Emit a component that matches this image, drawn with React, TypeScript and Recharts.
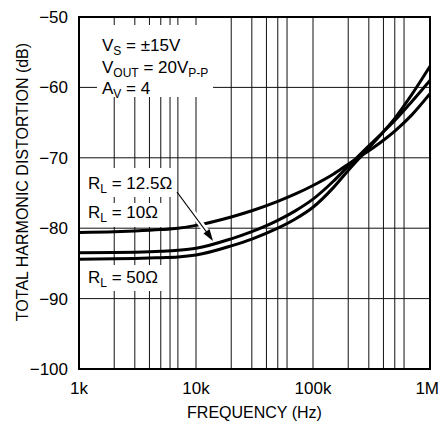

######

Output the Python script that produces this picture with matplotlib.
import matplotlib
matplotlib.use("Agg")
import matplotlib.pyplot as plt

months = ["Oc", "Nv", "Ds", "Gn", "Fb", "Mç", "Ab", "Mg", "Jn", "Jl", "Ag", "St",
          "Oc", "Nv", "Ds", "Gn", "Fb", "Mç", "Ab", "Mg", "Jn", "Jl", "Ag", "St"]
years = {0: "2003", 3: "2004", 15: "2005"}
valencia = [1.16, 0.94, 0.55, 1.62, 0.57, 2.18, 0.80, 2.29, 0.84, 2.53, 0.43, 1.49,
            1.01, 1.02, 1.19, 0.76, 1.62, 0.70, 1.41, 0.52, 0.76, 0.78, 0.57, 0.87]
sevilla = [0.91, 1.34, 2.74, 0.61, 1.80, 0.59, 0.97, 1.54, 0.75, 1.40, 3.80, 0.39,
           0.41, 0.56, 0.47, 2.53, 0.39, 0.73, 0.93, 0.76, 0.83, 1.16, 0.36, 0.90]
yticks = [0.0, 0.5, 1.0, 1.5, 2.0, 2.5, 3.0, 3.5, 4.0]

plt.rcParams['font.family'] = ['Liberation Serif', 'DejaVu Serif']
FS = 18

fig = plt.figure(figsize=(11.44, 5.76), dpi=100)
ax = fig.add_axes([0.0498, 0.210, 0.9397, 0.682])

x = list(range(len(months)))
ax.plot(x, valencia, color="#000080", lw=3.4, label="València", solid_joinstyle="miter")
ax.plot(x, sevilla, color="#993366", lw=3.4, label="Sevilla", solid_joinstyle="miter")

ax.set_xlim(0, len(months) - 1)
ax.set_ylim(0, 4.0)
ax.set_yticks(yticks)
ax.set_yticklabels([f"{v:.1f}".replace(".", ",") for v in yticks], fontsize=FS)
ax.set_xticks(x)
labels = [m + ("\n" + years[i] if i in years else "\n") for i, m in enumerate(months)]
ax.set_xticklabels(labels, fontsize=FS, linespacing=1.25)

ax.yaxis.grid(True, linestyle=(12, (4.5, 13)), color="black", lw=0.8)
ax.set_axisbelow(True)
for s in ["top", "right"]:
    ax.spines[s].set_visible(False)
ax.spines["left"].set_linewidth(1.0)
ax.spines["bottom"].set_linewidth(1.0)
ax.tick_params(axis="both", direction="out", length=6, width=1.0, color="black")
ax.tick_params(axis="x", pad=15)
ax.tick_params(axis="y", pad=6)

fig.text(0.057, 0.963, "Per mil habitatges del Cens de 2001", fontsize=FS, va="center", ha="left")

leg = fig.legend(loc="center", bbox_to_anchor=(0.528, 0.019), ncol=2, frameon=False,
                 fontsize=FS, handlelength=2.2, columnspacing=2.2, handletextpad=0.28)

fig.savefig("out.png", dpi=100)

######

### [Brief]
Nothing but the lines from the one with "Output the Python" to the one with "import matplotlib.pyplot as plt" should be echoed, both of them included, exactly as written.

### [The solution]
Output the Python script that produces this picture with matplotlib.
import matplotlib
matplotlib.use("Agg")
import matplotlib.pyplot as plt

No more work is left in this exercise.